Copyright (c) The New York Times Company [January 31, 2016]
Review by Booklist Review
*Starred Review* Amichai (1924-2000) arrived in Israel in 1937 and wrote in Hebrew. He saw action on the front line during the Israeli War of Independence of 1948-49 and again in 1956, but he is no war poet. Editor Robert Alter, professor of Hebrew and Comparative Literature at Berkeley, translates many of the poems and provides a succinct introduction and notes. In this selection, poems from all Amichai's books are represented, including the entirety of his final collection, Open Closed Open (2000). As Alter points out, and it quickly becomes clear, Amichai is accessible in translation; indeed, the work of all 15 translators is uniformly high. His work also deserves to be called universal. As is always the case with great poets, Amichai describes his own environment in his own terms, yet we find in his perceptions our world. His concerns are our concerns made clear and intelligible, and his feelings are our feelings more deeply felt. They Fooled Us ends, unspilled blood / cries out louder than blood / that's spilled. We hear the biblical echo and know the literal truth of the statement. This is an indispensable collection, packed with unforgettable poems.--Autrey, Michael Copyright 2015 Booklist
From Booklist, Copyright (c) American Library Association. Used with permission.

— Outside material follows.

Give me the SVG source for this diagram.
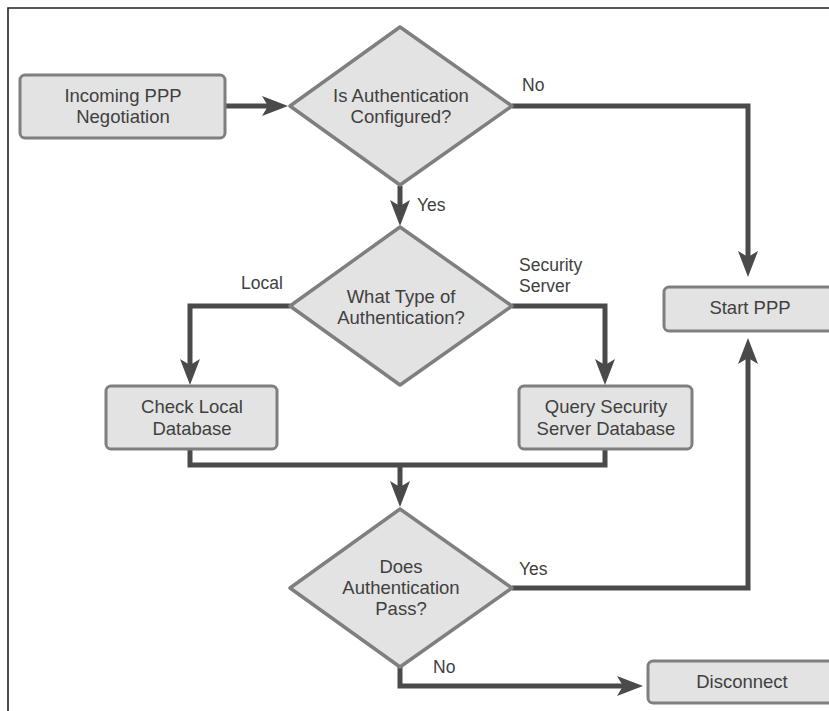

Review by Publisher's Weekly Review
Over his long career, Amichai (1924-2000) became the best-known poet of modern Israel and was admired in translation around the world. This mammoth and ably assembled selection combines existing English versions (by Chana Bloch, Stephen Mitchell, Ted Hughes, and others) with new ones by Alter. The book follows Amichai from early adulthood and the founding of Israel, through residences in Jerusalem and on the Mediterranean, through hot war and cold peace, and into old age. As Alter, a professor of Hebrew and comparative literature at the University of California-Berkeley, explains in his compact preface, Amichai's Hebrew survives translation well even though it is saturated in Biblical and Jewish liturgical cadence. Amichai wrote prolifically, in love and sorrow, about the land and the struggles over it. Yet it may be as a poet of embodied erotic desire that Amichai has had the widest appeal. His love poems will go on being read and studied, cherished and sent as billet-doux. And this casual, open, yet very literary poet seems to have anticipated his fate: "I who lose things describe in passionate words what I love," Amichai recalled. "I whose house will be razed and whose body will rot/ praise the new houses/ and the bodies still fresh and filled with love." Agent: Deborah Harris Agency. (Nov.) © Copyright PWxyz, LLC. All rights reserved.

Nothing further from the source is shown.